The party’s apparent return to an agenda of Hindutva marks a departure from its initial election narrative built around two of Prime Minister Narendra Modi’s boldest decisions: The scrapping of high-value banknotes to fight corruption and a “surgical strike” against militants across the de facto border with Pakistan.
The change in tack also contrasts with the party’s election plank three years ago when it swept the political bellwether on a promise of development. The BJP’s lurch towards Hindutva comes in the backdrop of an election alliance between the ruling Samajwadi Party and the Congress, which are traditionally backed by Muslims, who form a fifth of the state’s population.

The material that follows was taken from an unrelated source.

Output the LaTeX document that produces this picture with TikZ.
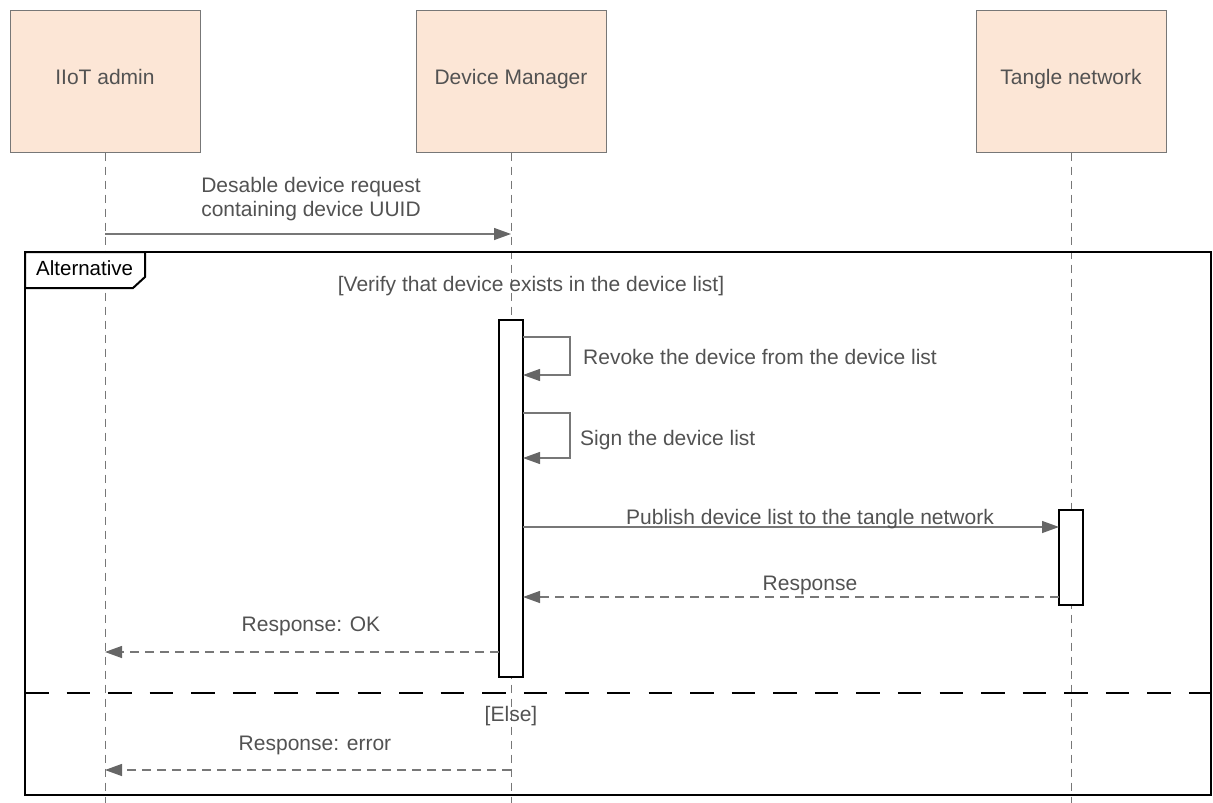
\documentclass[tikz,border=0pt]{standalone}
\usepackage{fontspec}
\setmainfont{Liberation Sans}
\usetikzlibrary{arrows.meta}
\definecolor{peach}{HTML}{FCE6D6}
\definecolor{txt}{HTML}{525252}
\definecolor{ln}{HTML}{777777}
\definecolor{tip}{HTML}{666666}
\begin{document}
\begin{tikzpicture}[x=1pt,y=-1pt,
  actor/.style={draw=ln,line width=1pt,fill=peach,minimum width=190pt,minimum height=142pt,inner sep=0pt,text=txt,font=\fontsize{21}{25}\selectfont,text height=0.72em,text depth=0.08em},
  lifeline/.style={draw=ln,line width=1pt,dash pattern=on 8pt off 6pt},
  bar/.style={draw=black,line width=2pt,fill=white,minimum width=24pt,inner sep=0pt},
  msg/.style={draw=ln,line width=1.3pt,-{Triangle[length=17pt,width=12pt,color=tip,fill=tip]}},
  reply/.style={draw=ln,line width=1.3pt,dash pattern=on 9pt off 6pt,-{Triangle[length=17pt,width=12pt,color=tip,fill=tip]}},
  lbl/.style={text=txt,font=\fontsize{21}{24}\selectfont,inner sep=0pt,align=center},
  frm/.style={draw=black,line width=2.5pt}]
\useasboundingbox (0,0) rectangle (1213,803);
% actors
\node[actor] (admin) at (105,81) {IIoT admin};
\node[actor] (dm) at (511,81) {Device Manager};
\node[actor] (tn) at (1071,81) {Tangle network};
% lifeline ends
\coordinate (adminEnd) at (105,803);
\coordinate (dmEnd) at (511,803);
\coordinate (tnEnd) at (1071,803);
\draw[lifeline] (admin.south) -- (adminEnd);
\draw[lifeline] (dm.south) -- (dmEnd);
\draw[lifeline] (tn.south) -- (tnEnd);
% first message
\coordinate (m1s) at (105,234);
\coordinate (m1e) at (511,234);
\draw[msg] (m1s) -- (m1e);
\node[lbl] (m1l) at (311,199) {Desable device request\\containing device UUID};
% frame
\coordinate (fTL) at (25,252);
\coordinate (fBR) at (1211,795);
\draw[frm,fill=none] (fTL) rectangle (fBR);
\draw[frm,fill=white,line width=2pt] (25,252) -- (145,252) -- (145,277) -- (133,288) -- (25,288) -- cycle;
\node[anchor=west,inner sep=0pt,font=\fontsize{20.5}{24}\selectfont] (alt) at (36,268) {Alternative};
\node[lbl] (guard) at (531,286) {[Verify that device exists in the device list]};
% activation bars
\node[bar,minimum height=357pt] (dmbar) at (511,498.5) {};
\node[bar,minimum height=95pt] (tbar) at (1071,557.5) {};
% self calls
\coordinate (s1a) at (523,337);
\coordinate (s1b) at (570,337);
\coordinate (s1c) at (570,375);
\coordinate (s1d) at (523,375);
\draw[msg] (s1a) -- (s1b) -- (s1c) -- (s1d);
\node[lbl,anchor=west] (s1l) at (583,357) {Revoke the device from the device list};
\coordinate (s2a) at (523,413);
\coordinate (s2b) at (570,413);
\coordinate (s2c) at (570,458);
\coordinate (s2d) at (523,458);
\draw[msg] (s2a) -- (s2b) -- (s2c) -- (s2d);
\node[lbl,anchor=west] (s2l) at (580,440) {Sign the device list};
% publish
\coordinate (p1) at (523,527);
\coordinate (p2) at (1059,527);
\draw[msg] (p1) -- (p2);
\node[lbl] (pl) at (810,519) {Publish device list to the tangle network};
% response
\coordinate (r1) at (1059,597);
\coordinate (r2) at (523,597);
\draw[reply] (r1) -- (r2);
\node[lbl] (rl) at (810,585) {Response};
% response ok
\coordinate (ok1) at (499,652);
\coordinate (ok2) at (105,652);
\draw[reply] (ok1) -- (ok2);
\node[lbl] (okl) at (311,626) {Response: OK};
% separator
\coordinate (sepL) at (25,693);
\coordinate (sepR) at (1211,693);
\draw[black,line width=2.5pt,dash pattern=on 23.5pt off 18.07pt] (sepL) -- (sepR);
\node[lbl] (else) at (511,716) {[Else]};
% error
\coordinate (e1) at (511,770);
\coordinate (e2) at (105,770);
\draw[reply] (e1) -- (e2);
\node[lbl] (el) at (315,745) {Response: error};
\end{tikzpicture}
\end{document}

The party’s election promises included ascertaining opinion of Muslim women over the Islamic divorce practice of triple talaq, closing down illegal slaughter houses and stemming the alleged migration of Hindus from riot-hit Muslim-majority towns in western Uttar Pradesh.
The manifesto, released by party president Amit Shah, also made a raft of populist proposals, including waiving off loans for small farmers, abundant electricity, new hospitals and universities, free school education for girls and free laptops to all college students with one 1 GB free internet a month.
The party also promised to raise “anti-Romeo” police battalions to tackle crimes against women, a proposal that appeared to ring of a controversial campaign by Hindu groups against love between Hindus and Muslims.
But the charter referred to neither the surgical strikes nor the demonetisation move, although Shah told reporters that the vote could be a referendum on the decision to junk 500-and 1000-rupee notes. Instead, the manifesto appeared to talk up a Hindutva agenda to win back power in a state it last ruled 15 years ago. The state votes in seven phases starting February 11.
“A BJP government in UP would press for an early solution to the temple tangle within the ambit of the constitution,” Shah said, referring to a disputed religious site that remains India’s most potent communal flashpoint between many Hindus and Muslims.
For decades, both Hindus and Muslims have revered the disputed site in Ayodhya town. In 1992, a Hindu mob tore down a 16th century mosque at the location, saying the Muslim ruler, Babar, destroyed an original temple to Ram and built over.
Muslim groups then appealed to the Supreme Court, which is still hearing the matter.